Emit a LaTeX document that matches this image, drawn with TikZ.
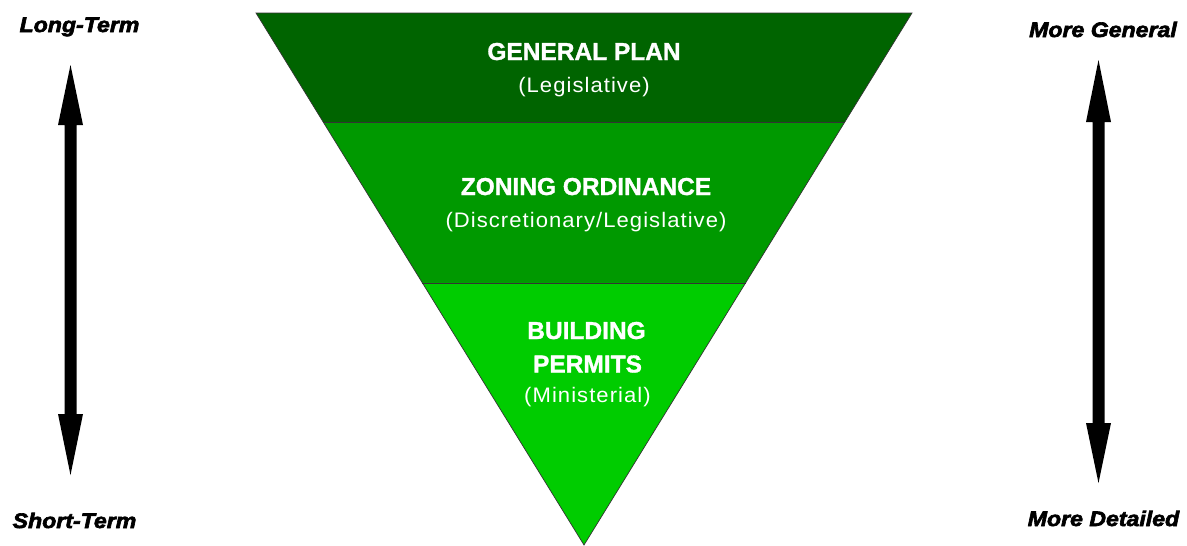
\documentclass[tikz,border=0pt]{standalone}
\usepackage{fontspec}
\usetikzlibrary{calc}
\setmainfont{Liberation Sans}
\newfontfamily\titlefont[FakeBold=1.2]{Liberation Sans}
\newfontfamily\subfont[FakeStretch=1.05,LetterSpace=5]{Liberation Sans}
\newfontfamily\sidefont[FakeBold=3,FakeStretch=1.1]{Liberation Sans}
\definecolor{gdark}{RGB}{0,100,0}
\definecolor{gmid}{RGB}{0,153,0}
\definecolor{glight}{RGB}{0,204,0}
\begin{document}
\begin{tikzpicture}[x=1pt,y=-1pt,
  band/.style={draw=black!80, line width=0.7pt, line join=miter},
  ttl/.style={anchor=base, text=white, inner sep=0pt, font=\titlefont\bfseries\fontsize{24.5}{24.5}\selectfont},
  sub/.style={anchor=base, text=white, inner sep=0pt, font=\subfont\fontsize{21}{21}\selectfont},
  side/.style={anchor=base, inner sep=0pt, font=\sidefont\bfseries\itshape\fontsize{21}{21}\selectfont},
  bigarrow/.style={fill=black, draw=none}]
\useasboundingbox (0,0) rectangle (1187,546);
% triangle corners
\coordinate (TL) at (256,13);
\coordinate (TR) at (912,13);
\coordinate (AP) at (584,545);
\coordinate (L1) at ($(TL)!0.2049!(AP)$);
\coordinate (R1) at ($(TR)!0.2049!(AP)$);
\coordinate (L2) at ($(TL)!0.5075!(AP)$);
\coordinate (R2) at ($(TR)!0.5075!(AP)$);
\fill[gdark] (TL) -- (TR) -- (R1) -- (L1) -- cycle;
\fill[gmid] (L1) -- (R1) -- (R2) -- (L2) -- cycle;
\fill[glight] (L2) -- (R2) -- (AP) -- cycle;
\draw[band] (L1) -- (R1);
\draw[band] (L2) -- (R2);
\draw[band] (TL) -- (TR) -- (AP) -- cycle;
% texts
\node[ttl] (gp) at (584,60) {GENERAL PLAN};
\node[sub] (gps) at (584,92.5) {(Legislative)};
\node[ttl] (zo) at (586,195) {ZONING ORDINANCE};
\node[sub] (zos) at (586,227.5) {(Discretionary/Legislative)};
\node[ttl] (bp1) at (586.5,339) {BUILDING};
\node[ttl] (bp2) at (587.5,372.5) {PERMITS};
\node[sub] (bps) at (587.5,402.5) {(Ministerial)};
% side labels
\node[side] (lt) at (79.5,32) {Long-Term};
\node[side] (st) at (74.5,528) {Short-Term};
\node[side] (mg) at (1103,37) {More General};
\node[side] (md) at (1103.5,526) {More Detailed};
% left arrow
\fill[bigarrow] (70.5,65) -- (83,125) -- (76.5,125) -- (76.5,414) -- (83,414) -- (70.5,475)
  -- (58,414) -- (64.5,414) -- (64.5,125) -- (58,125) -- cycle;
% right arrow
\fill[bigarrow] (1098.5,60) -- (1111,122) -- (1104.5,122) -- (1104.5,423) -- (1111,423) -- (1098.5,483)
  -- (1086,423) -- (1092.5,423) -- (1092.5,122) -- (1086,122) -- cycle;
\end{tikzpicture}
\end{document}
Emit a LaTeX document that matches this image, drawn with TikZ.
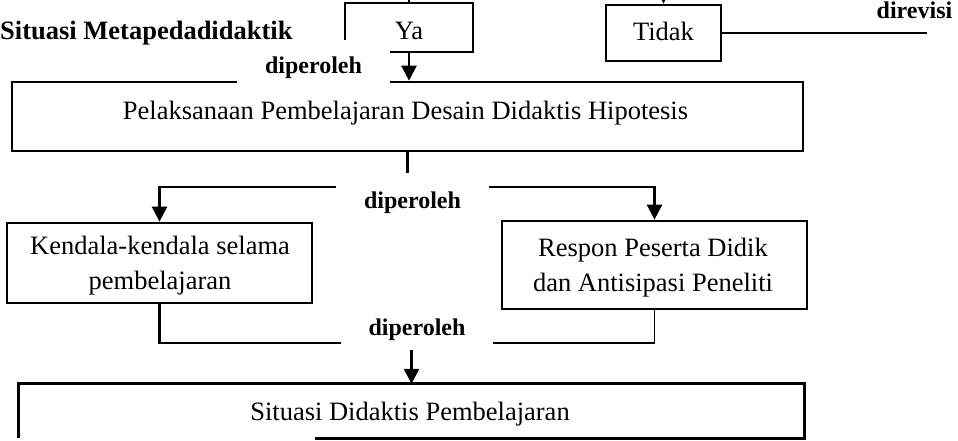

◆ ◆ ◆ ◆ ◆

Aim of the task
Reproduce the material above in full and without alteration, but skip all pictures.

Solved problem
Emit a LaTeX document that matches this image, drawn with TikZ.
\documentclass[tikz,border=0pt]{standalone}
\usepackage{fontspec}
\usetikzlibrary{calc}
\setmainfont{Liberation Sans}
\newfontfamily\titlefont[FakeBold=1.2]{Liberation Sans}
\newfontfamily\subfont[FakeStretch=1.05,LetterSpace=5]{Liberation Sans}
\newfontfamily\sidefont[FakeBold=3,FakeStretch=1.1]{Liberation Sans}
\definecolor{gdark}{RGB}{0,100,0}
\definecolor{gmid}{RGB}{0,153,0}
\definecolor{glight}{RGB}{0,204,0}
\begin{document}
\begin{tikzpicture}[x=1pt,y=-1pt,
  band/.style={draw=black!80, line width=0.7pt, line join=miter},
  ttl/.style={anchor=base, text=white, inner sep=0pt, font=\titlefont\bfseries\fontsize{24.5}{24.5}\selectfont},
  sub/.style={anchor=base, text=white, inner sep=0pt, font=\subfont\fontsize{21}{21}\selectfont},
  side/.style={anchor=base, inner sep=0pt, font=\sidefont\bfseries\itshape\fontsize{21}{21}\selectfont},
  bigarrow/.style={fill=black, draw=none}]
\useasboundingbox (0,0) rectangle (1187,546);
% triangle corners
\coordinate (TL) at (256,13);
\coordinate (TR) at (912,13);
\coordinate (AP) at (584,545);
\coordinate (L1) at ($(TL)!0.2049!(AP)$);
\coordinate (R1) at ($(TR)!0.2049!(AP)$);
\coordinate (L2) at ($(TL)!0.5075!(AP)$);
\coordinate (R2) at ($(TR)!0.5075!(AP)$);
\fill[gdark] (TL) -- (TR) -- (R1) -- (L1) -- cycle;
\fill[gmid] (L1) -- (R1) -- (R2) -- (L2) -- cycle;
\fill[glight] (L2) -- (R2) -- (AP) -- cycle;
\draw[band] (L1) -- (R1);
\draw[band] (L2) -- (R2);
\draw[band] (TL) -- (TR) -- (AP) -- cycle;
% texts
\node[ttl] (gp) at (584,60) {GENERAL PLAN};
\node[sub] (gps) at (584,92.5) {(Legislative)};
\node[ttl] (zo) at (586,195) {ZONING ORDINANCE};
\node[sub] (zos) at (586,227.5) {(Discretionary/Legislative)};
\node[ttl] (bp1) at (586.5,339) {BUILDING};
\node[ttl] (bp2) at (587.5,372.5) {PERMITS};
\node[sub] (bps) at (587.5,402.5) {(Ministerial)};
% side labels
\node[side] (lt) at (79.5,32) {Long-Term};
\node[side] (st) at (74.5,528) {Short-Term};
\node[side] (mg) at (1103,37) {More General};
\node[side] (md) at (1103.5,526) {More Detailed};
% left arrow
\fill[bigarrow] (70.5,65) -- (83,125) -- (76.5,125) -- (76.5,414) -- (83,414) -- (70.5,475)
  -- (58,414) -- (64.5,414) -- (64.5,125) -- (58,125) -- cycle;
% right arrow
\fill[bigarrow] (1098.5,60) -- (1111,122) -- (1104.5,122) -- (1104.5,423) -- (1111,423) -- (1098.5,483)
  -- (1086,423) -- (1092.5,423) -- (1092.5,122) -- (1086,122) -- cycle;
\end{tikzpicture}
\end{document}
Emit a LaTeX document that matches this image, drawn with TikZ.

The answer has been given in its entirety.